* **EXERCISE TASK**: Among the lines below, count those with "this". Give only the number.

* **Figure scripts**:
__________

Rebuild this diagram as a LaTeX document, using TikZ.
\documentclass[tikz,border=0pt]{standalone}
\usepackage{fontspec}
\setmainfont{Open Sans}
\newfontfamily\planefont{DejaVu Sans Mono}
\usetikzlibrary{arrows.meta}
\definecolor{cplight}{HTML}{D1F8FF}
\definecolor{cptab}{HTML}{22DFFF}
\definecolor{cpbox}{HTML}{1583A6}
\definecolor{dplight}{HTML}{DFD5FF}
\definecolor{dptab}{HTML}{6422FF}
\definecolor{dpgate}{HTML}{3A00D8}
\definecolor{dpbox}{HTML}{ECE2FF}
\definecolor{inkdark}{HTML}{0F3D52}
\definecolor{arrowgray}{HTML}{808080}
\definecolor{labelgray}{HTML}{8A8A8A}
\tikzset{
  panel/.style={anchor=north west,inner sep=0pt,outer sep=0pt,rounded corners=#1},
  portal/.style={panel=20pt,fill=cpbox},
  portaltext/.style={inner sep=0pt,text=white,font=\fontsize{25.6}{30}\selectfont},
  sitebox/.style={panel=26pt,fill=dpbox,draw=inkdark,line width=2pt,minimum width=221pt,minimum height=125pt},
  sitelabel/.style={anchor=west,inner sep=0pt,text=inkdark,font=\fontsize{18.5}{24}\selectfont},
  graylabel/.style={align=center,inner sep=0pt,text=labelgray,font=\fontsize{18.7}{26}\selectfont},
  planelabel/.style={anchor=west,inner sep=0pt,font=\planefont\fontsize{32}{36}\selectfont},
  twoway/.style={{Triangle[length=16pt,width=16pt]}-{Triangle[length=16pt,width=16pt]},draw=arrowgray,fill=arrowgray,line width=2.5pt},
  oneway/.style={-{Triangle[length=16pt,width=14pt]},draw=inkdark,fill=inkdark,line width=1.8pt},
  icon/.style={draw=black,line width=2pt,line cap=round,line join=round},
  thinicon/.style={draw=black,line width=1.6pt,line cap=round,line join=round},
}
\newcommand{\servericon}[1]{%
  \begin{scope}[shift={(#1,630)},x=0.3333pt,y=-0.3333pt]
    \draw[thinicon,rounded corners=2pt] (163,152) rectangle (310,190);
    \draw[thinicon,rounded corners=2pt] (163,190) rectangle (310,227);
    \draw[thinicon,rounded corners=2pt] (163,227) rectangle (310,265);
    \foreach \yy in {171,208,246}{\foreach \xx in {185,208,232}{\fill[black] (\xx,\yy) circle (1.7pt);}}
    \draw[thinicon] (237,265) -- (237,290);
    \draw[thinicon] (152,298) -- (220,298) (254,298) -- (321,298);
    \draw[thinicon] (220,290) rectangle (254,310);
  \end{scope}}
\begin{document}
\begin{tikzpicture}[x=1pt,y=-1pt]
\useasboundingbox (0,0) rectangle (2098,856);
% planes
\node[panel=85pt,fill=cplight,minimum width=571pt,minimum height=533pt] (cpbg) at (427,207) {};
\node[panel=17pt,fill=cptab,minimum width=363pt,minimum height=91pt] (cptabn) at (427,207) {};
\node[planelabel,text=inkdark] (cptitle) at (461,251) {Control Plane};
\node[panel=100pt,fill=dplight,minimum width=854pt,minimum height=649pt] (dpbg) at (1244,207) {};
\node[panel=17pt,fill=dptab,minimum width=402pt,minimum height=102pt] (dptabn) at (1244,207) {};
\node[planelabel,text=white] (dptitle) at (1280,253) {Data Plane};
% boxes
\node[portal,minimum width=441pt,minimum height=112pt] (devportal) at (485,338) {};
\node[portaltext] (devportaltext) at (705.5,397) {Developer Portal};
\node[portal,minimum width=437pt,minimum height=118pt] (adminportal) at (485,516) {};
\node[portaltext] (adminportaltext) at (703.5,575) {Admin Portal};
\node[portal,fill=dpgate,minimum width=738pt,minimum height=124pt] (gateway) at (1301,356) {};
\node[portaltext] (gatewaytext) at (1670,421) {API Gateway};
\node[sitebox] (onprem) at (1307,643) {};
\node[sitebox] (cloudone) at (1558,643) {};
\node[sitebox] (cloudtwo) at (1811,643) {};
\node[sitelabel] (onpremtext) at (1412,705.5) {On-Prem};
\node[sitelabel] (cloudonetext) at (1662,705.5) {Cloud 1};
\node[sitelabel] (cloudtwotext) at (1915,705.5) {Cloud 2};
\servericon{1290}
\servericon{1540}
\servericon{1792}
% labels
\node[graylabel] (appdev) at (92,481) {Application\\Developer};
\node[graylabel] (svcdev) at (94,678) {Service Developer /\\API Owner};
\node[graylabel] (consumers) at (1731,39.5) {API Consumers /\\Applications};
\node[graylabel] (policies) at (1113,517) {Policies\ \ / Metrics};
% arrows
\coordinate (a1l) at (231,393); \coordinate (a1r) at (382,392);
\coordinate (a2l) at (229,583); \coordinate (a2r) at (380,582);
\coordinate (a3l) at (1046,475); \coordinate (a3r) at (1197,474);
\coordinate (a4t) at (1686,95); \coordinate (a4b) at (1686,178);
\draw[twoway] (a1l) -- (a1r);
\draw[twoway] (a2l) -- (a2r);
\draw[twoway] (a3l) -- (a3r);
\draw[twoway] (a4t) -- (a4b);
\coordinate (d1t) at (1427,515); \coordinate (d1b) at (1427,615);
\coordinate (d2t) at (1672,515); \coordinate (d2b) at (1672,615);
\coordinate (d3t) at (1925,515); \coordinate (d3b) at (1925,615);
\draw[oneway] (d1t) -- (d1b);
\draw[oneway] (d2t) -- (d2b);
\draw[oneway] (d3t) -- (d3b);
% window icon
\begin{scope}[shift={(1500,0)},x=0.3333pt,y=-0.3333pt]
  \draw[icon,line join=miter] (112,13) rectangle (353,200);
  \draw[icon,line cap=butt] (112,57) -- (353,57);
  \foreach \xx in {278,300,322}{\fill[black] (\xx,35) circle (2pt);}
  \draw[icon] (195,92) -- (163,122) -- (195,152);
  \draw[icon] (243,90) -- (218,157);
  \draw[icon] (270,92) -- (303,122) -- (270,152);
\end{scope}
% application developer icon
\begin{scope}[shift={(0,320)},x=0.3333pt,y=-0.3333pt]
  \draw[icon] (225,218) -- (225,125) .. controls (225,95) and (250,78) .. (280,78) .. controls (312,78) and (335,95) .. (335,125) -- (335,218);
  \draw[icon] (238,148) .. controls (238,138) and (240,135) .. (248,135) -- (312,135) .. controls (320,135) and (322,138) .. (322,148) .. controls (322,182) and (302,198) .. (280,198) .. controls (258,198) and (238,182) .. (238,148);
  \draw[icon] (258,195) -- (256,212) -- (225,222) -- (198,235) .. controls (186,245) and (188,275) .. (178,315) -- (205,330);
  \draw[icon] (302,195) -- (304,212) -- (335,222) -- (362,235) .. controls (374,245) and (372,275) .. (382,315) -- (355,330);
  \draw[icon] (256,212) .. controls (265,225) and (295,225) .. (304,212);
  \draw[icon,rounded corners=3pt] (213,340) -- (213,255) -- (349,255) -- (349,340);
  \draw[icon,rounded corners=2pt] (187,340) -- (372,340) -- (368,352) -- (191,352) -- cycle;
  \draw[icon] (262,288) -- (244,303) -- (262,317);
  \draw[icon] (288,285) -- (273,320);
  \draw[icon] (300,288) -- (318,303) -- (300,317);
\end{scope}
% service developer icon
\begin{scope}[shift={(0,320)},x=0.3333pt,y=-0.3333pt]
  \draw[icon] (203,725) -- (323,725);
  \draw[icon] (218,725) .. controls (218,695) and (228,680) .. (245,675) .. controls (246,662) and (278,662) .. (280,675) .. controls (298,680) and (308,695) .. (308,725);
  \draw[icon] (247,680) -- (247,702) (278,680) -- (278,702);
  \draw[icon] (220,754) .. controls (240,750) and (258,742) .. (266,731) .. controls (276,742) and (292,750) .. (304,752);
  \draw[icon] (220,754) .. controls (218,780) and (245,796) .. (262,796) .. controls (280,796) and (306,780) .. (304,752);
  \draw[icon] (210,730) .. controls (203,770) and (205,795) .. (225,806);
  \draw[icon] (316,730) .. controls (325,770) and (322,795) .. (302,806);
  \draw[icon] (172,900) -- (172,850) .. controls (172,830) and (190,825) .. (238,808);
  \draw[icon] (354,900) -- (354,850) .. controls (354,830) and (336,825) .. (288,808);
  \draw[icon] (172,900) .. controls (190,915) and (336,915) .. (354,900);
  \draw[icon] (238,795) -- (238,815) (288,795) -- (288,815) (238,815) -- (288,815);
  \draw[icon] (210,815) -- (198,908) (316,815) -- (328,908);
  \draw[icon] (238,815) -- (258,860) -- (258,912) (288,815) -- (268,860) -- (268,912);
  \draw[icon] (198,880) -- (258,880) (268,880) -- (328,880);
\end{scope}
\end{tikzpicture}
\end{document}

__________

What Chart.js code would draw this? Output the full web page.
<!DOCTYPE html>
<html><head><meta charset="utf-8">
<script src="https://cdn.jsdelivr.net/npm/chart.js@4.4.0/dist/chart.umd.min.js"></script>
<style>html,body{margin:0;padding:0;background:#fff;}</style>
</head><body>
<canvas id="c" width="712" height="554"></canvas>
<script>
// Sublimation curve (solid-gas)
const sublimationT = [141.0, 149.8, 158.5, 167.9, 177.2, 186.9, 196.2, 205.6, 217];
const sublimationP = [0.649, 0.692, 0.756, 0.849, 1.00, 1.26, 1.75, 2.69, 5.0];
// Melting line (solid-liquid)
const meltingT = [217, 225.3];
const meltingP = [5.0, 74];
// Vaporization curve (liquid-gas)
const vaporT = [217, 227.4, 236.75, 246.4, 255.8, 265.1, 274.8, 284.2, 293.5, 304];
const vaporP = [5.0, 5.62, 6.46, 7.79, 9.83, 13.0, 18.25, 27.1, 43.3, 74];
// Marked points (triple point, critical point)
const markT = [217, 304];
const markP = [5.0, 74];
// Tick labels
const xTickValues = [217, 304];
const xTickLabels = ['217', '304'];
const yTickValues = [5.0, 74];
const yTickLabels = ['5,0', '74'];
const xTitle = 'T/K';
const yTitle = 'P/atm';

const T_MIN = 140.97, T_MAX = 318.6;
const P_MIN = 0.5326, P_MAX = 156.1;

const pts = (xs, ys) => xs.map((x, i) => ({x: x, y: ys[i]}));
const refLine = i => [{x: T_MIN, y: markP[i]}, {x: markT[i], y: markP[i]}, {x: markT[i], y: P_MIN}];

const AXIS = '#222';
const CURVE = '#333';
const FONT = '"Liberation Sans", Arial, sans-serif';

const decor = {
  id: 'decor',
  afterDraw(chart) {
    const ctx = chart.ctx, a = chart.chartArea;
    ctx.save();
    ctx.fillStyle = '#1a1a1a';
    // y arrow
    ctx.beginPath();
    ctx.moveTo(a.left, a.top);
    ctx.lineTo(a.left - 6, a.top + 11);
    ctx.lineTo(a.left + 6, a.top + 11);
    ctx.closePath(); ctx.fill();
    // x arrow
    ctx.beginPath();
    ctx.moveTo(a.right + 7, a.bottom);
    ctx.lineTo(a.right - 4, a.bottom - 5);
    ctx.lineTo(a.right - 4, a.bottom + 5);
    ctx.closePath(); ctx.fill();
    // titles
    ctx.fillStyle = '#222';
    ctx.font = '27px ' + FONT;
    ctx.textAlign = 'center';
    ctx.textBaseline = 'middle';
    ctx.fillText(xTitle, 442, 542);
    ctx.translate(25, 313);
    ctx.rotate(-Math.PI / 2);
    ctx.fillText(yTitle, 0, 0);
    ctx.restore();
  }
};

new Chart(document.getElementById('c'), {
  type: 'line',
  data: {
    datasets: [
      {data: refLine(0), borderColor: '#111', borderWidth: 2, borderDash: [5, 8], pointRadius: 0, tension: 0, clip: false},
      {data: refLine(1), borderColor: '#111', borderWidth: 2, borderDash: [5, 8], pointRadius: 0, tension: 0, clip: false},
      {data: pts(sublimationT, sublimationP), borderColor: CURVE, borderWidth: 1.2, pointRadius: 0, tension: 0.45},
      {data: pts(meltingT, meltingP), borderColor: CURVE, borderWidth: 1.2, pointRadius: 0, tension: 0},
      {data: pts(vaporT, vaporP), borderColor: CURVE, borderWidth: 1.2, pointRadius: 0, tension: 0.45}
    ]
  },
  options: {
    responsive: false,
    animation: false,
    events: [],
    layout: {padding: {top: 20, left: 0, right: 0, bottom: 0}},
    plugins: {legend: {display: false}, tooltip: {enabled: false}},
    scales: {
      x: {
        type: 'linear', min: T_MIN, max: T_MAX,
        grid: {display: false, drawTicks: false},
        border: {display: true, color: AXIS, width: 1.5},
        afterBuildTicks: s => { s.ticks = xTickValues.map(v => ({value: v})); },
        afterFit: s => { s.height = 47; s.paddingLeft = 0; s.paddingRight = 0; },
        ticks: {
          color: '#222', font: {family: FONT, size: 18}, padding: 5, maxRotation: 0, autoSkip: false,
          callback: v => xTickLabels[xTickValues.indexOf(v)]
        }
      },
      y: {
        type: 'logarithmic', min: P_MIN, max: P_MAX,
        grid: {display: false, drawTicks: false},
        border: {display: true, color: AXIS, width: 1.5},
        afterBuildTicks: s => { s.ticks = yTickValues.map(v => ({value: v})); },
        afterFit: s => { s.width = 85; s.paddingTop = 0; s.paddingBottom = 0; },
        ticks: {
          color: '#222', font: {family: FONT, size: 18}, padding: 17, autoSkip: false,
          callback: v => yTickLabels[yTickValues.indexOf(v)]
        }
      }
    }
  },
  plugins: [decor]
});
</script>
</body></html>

__________

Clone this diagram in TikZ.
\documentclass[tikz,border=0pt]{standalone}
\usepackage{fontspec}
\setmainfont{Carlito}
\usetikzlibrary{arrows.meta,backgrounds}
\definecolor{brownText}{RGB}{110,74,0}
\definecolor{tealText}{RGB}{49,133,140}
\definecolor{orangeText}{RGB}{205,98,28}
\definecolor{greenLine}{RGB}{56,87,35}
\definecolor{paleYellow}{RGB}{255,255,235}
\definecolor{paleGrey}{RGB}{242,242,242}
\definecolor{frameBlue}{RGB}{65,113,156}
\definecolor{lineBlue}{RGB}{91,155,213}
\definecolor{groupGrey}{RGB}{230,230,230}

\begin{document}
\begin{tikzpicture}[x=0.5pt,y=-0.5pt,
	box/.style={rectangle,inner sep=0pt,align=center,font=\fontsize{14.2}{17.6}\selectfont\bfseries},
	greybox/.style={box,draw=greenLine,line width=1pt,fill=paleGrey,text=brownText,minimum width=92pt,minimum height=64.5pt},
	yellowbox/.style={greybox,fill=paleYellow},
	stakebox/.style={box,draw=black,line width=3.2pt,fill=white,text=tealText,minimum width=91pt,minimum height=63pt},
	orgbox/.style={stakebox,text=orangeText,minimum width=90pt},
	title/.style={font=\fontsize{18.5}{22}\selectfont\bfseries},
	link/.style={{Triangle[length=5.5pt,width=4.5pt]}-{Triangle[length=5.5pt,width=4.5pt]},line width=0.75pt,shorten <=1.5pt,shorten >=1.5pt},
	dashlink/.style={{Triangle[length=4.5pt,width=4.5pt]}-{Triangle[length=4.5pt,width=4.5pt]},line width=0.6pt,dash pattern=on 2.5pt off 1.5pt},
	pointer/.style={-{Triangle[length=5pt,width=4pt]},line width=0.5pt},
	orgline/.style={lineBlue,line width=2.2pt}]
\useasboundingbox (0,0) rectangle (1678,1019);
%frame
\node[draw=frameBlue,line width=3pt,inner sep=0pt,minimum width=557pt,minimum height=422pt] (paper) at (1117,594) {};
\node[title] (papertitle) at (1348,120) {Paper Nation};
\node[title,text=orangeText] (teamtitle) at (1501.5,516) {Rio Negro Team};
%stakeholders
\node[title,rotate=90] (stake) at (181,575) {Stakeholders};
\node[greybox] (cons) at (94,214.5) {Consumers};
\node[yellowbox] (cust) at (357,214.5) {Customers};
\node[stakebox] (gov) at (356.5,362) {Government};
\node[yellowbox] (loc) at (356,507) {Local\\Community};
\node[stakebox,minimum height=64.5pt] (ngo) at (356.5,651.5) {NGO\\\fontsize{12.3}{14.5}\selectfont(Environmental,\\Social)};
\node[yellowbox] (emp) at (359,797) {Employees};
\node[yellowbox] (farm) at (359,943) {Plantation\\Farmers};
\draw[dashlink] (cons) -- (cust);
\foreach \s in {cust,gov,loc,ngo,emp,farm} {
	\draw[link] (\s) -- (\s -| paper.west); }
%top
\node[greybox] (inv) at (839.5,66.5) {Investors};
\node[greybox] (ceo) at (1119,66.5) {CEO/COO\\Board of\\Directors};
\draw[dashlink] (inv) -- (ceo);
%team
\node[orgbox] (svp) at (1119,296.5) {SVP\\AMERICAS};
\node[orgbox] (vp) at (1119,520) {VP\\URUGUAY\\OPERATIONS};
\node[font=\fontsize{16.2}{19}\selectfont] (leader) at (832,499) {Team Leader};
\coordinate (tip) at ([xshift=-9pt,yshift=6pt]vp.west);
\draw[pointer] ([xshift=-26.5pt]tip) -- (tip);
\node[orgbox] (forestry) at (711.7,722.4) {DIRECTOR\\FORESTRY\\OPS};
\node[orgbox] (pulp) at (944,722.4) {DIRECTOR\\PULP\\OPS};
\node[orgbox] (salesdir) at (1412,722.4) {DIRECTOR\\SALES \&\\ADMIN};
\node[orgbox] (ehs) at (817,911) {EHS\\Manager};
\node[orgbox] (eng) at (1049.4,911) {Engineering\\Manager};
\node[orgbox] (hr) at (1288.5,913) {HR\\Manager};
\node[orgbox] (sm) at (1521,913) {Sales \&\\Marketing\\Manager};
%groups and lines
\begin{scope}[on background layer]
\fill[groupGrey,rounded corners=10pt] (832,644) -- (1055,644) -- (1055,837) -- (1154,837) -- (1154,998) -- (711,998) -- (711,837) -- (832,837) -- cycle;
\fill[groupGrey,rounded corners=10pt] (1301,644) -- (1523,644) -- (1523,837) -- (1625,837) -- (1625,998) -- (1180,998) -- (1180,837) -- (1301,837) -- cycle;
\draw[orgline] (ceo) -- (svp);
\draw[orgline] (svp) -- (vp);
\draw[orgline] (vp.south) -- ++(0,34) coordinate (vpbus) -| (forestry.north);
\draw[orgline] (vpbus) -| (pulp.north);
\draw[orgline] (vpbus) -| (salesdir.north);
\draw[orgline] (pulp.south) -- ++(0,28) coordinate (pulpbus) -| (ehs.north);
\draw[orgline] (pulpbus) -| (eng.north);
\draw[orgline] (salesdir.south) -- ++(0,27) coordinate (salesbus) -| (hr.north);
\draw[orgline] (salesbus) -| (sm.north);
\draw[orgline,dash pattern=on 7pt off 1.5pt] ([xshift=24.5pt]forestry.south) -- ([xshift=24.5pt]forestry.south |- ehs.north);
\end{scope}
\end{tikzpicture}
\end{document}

__________

* **EXPECTED OUTPUT**: 3